Data-driven approaches for detecting fast progressors to end-stage renal disease (ESRD) among all stage chronic kidney disease (CKD) patients powered by a large electronic-health record (EHR) dataset

Study type
Protocol
Date of Approval
Study reference ID
22_001793
Lay Summary

Chronic kidney disease (CKD) is an insidious disease with a dramatically increasing prevalence of almost 850 million across the globe. About 4% of the CKD patients progress to end stage renal disease (ESRD) and kidney failure which is a leading cause of mortality and is associated with a high economic burden. One of the key challenges for researchers and physicians is the early detection of CKD patients with fast progression to ESRD, referred to as fast progressors. This provides the foundation for further research and implementation of existing and future measures for timely intervention and better patient stratification with the aim to delay or - in early stages - even prevent the need for dialysis in the future. This translates into improved quality of life and outcomes for CKD patients and substantial cost savings for the healthcare system. The goal of this study is to develop novel data-driven approaches able to properly utilize the valuable information in large electronic health records (EHR) datasets and provide state-of-the-art detection of CKD fast progressors at all stages of the disease. In this study we will develop in close collaboration with clinicians, a CKD risk prediction algorithm using a patient population from the UK. To assess the generalisability of the algorithm, its ability to predict the risk of CKD progression will be assessed using a large, independent EHR dataset from the US. Findings from this study will provide opportunities of using data driven approaches to enable physicians optimizing the management of CKD patients.

Technical Summary

The study aims to develop a machine-learning (ML)
approach based on laboratory test results, vital sign measurements, comorbidities, and medications, to predict the risk of chronic kidney disease (CKD) progression to end stage renal disease (ESRD) in the primary care setting. This is a retrospective cohort study that uses secondary data from the CPRD GOLD and CPRD Aurum databases in the UK to train and develop the ML models. The patient population of interest consists of patients with a CKD or ESRD diagnosis recorded in CPRD.
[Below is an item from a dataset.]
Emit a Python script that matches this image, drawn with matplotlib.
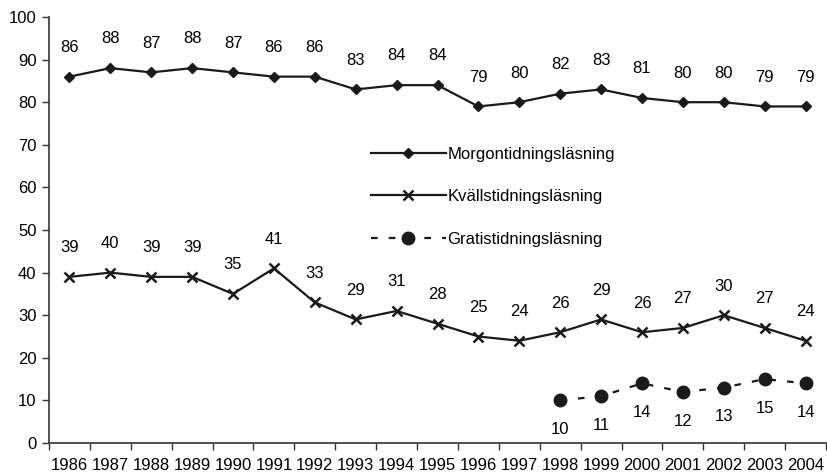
import numpy as np
import matplotlib
matplotlib.use("Agg")
import matplotlib.pyplot as plt

plt.rcParams['font.family'] = ['Liberation Sans', 'DejaVu Sans']

years = [str(y) for y in range(1986, 2005)]
morgon = [86, 88, 87, 88, 87, 86, 86, 83, 84, 84, 79, 80, 82, 83, 81, 80, 80, 79, 79]
kvall = [39, 40, 39, 39, 35, 41, 33, 29, 31, 28, 25, 24, 26, 29, 26, 27, 30, 27, 24]
gratis = [10, 11, 14, 12, 13, 15, 14]  # 1998-2004

fig = plt.figure(figsize=(8.27, 4.74), dpi=100)
ax = fig.add_axes([49 / 827, 1 - 443 / 474, 777 / 827, 426 / 474])

x = np.arange(len(years))
xg = np.arange(12, 12 + len(gratis))
col = '#1a1a1a'
fs = 12

ax.plot(x, morgon, color=col, lw=1.6, marker='D', ms=5.5, mfc=col, mec=col,
        label='Morgontidningsläsning')
ax.plot(x, kvall, color=col, lw=1.6, marker='x', ms=7.5, mew=1.8,
        label='Kvällstidningsläsning')
ax.plot(xg, gratis, color=col, lw=1.6, ls=(0, (3, 5)), marker='o', ms=9,
        label='Gratistidningsläsning')

for xi, v in zip(x, morgon):
    ax.annotate(str(v), (xi, v), xytext=(0, 21), textcoords='offset points',
                ha='center', va='center', fontsize=fs)
for xi, v in zip(x, kvall):
    ax.annotate(str(v), (xi, v), xytext=(0, 21), textcoords='offset points',
                ha='center', va='center', fontsize=fs)
for xi, v in zip(xg, gratis):
    ax.annotate(str(v), (xi, v), xytext=(0, -21), textcoords='offset points',
                ha='center', va='center', fontsize=fs)

ax.set_xlim(-0.5, len(years) - 0.5)
ax.set_ylim(0, 100)
ax.set_yticks(range(0, 101, 10))
ax.set_xticks(x)
ax.set_xticklabels(years)
ax.set_xticks(np.arange(-0.5, len(years)), minor=True)
ax.tick_params(axis='x', which='major', length=0, pad=11, labelsize=fs)
ax.tick_params(axis='x', which='minor', length=5, width=1, color='#333333')
ax.tick_params(axis='y', length=5, width=1, color='#333333', labelsize=fs, pad=4)

for side in ['top', 'right']:
    ax.spines[side].set_visible(False)
for side in ['left', 'bottom']:
    ax.spines[side].set_color('#333333')
    ax.spines[side].set_linewidth(1.2)

ax.legend(loc='upper left', bbox_to_anchor=(0.414, 0.696), frameon=False,
          handlelength=4.5, labelspacing=1.65, handletextpad=0.1, fontsize=fs,
          borderpad=0, borderaxespad=0)

fig.savefig('out.png', dpi=100)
We will consider different time periods to onset of ESRD relevant for the clinical application of the developed approaches to define fast progressors. For example, considering longer time periods to ESRD onset such as 5 years can enable timely prevention actions. To build a CKD risk prediction algorithm that enables early detection of fast CKD progressors, multivariate machine learning models, namely gradient boosting trees ensembles and neural network based approaches will be developed and trained on the CPRD data. These approaches were shown to effectively capture complex non-linear dependencies and offer high-quality results in terms of prediction accuracy and generalization ability. In addition, the Machine Learning (ML) approaches will employ feature engineering approaches, which enable the capturing of temporal information relevant for the problem, as well as automatic feature selection integrated into the cross-validation workflow, which ensures a minimal and optimal set of features necessary for successful application in clinical practice.
In a detailed evaluation study, we will compare the predictive performance of our approaches with relevant state-of-the-art published benchmarks for CKD risk prediction on a large, independent EHR (electronic-health record) dataset from the US.
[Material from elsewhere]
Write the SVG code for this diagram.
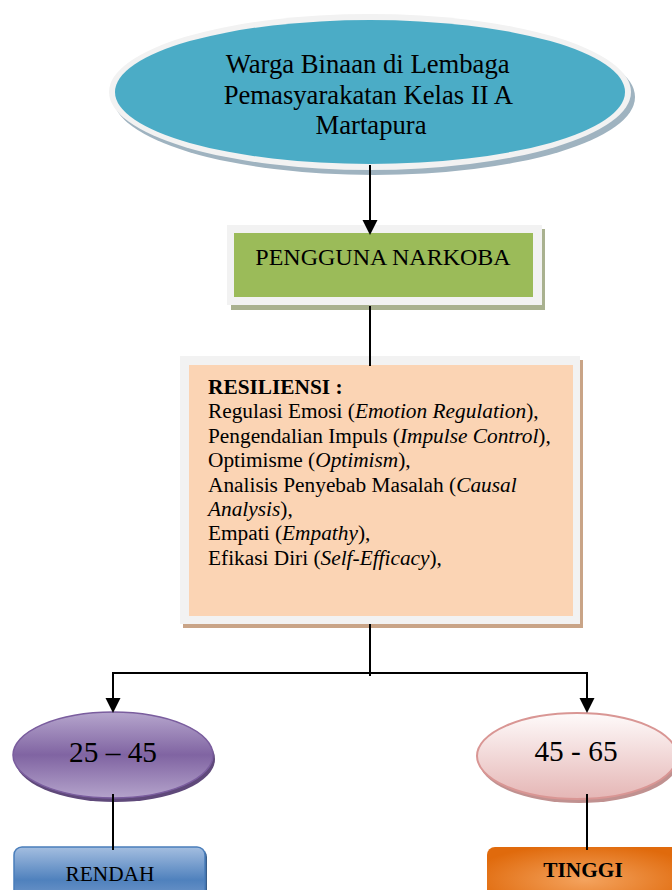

Health Outcomes to be Measured

We will consider different, clinically relevant time frames to define disease progression to ESRD (fast progressors). For example, a short-term prediction of progression within 2 years can be useful to prepare the patient for a smooth transition to dialysis. A longer-term ESRD progression within 5 years can be used for nephrologists to focus prevention efforts on higher-risk patients with the ambition to delay or even avoid dialysis. In an effort to keep them in higher kidney function stages. Progression to ESRD will be mostly determined via codes (see Appendix) but possibly complemented by inference based on consistently low eGFR values (based on at least two eGFR measurements one month apart).
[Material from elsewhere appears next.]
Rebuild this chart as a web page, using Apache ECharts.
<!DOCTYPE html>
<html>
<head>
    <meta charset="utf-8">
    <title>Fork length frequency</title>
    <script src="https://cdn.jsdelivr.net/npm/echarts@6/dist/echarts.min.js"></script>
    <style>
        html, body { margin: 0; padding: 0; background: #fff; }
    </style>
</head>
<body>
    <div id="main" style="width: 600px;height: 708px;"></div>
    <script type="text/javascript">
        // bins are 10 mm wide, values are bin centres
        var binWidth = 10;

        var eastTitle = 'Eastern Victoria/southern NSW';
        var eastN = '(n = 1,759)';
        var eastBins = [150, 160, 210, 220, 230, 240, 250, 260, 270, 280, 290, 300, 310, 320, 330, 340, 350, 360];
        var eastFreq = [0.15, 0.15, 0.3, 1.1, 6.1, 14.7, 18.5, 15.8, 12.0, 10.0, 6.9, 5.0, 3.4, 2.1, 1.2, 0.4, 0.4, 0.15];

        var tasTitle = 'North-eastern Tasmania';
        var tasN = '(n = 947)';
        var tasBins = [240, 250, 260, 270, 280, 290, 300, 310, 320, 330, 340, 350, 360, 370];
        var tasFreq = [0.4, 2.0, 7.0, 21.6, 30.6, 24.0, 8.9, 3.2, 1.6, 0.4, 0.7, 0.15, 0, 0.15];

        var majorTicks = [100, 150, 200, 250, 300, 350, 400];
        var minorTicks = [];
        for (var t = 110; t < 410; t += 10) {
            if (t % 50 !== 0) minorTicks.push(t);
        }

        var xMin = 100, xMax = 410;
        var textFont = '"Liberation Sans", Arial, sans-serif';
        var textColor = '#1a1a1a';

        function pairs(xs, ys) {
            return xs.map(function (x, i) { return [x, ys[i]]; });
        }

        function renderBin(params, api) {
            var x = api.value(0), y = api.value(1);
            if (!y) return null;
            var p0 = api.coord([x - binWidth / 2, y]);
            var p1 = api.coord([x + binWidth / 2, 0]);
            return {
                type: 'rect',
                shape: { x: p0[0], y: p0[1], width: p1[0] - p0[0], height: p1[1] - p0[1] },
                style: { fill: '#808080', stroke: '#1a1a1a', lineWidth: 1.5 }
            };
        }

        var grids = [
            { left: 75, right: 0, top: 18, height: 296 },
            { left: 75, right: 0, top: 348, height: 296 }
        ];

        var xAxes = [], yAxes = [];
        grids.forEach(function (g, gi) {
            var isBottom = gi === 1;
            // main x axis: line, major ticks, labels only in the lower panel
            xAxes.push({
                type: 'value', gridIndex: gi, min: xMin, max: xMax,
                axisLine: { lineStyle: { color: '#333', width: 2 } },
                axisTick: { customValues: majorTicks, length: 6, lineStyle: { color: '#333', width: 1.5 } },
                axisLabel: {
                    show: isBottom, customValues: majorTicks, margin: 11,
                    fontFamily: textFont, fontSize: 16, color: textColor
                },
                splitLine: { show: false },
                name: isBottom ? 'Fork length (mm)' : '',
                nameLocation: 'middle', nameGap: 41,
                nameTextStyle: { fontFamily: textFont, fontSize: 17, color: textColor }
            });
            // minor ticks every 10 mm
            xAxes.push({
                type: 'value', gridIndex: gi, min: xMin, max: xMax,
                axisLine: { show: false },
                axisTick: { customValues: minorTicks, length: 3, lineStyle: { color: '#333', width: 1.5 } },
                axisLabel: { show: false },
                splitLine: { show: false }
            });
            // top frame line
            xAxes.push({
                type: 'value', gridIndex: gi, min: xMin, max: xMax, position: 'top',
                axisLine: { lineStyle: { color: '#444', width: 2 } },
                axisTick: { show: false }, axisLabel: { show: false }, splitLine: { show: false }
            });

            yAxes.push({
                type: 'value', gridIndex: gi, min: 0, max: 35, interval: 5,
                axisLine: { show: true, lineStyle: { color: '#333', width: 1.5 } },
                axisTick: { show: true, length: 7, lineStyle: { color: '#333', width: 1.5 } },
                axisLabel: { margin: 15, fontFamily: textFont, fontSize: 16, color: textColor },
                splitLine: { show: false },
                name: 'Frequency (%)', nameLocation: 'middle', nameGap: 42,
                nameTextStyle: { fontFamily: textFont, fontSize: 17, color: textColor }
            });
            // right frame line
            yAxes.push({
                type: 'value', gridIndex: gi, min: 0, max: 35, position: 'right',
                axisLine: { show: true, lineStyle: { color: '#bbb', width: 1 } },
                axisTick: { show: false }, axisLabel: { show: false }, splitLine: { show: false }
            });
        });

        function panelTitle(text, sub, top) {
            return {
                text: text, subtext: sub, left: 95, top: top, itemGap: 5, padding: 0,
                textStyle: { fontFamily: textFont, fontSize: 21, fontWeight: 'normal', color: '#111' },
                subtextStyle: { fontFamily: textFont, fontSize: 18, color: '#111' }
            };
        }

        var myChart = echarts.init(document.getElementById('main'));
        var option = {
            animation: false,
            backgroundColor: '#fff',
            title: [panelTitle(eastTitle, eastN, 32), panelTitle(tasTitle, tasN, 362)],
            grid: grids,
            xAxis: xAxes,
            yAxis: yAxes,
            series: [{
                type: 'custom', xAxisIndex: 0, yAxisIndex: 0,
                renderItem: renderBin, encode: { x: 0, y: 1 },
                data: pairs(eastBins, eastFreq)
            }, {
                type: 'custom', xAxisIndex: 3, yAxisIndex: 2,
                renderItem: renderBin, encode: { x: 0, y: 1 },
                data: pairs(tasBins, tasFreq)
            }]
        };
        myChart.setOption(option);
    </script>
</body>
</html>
The outcomes are given as follows:
Overall performance evaluation of the introduced algorithms to assess their ability to detect CKD fast progressors in times frames determined as relevant in clinical practice on a large, independent EHR dataset;
Disease stage specific performance evaluation;
Comparison with relevant, state-of-the-art reference algorithms in all evaluation settings;
Analysis of the feature importance for the identification of CKD fast progressors.

Collaborators

Carsten Danzer - Chief Investigator - Roche Diagnostics International Ltd
Christian Wohlfart - Corresponding Applicant - Roche Diagnostics International Ltd
Ashton Harper - Collaborator - Roche Diagnostics International Ltd
Christine Remy - Collaborator - Roche Diagnostics International Ltd
Giovanni d'Ario - Collaborator - Roche Diagnostics International Ltd
Martin Klammer - Collaborator - Roche Diagnostics International Ltd
Nicolas Sillitoe - Collaborator - Roche Diagnostics International Ltd

Former Collaborators

Jasmina Bogojeska - Collaborator - Roche Diagnostics International Ltd

Linkages

HES Admitted Patient Care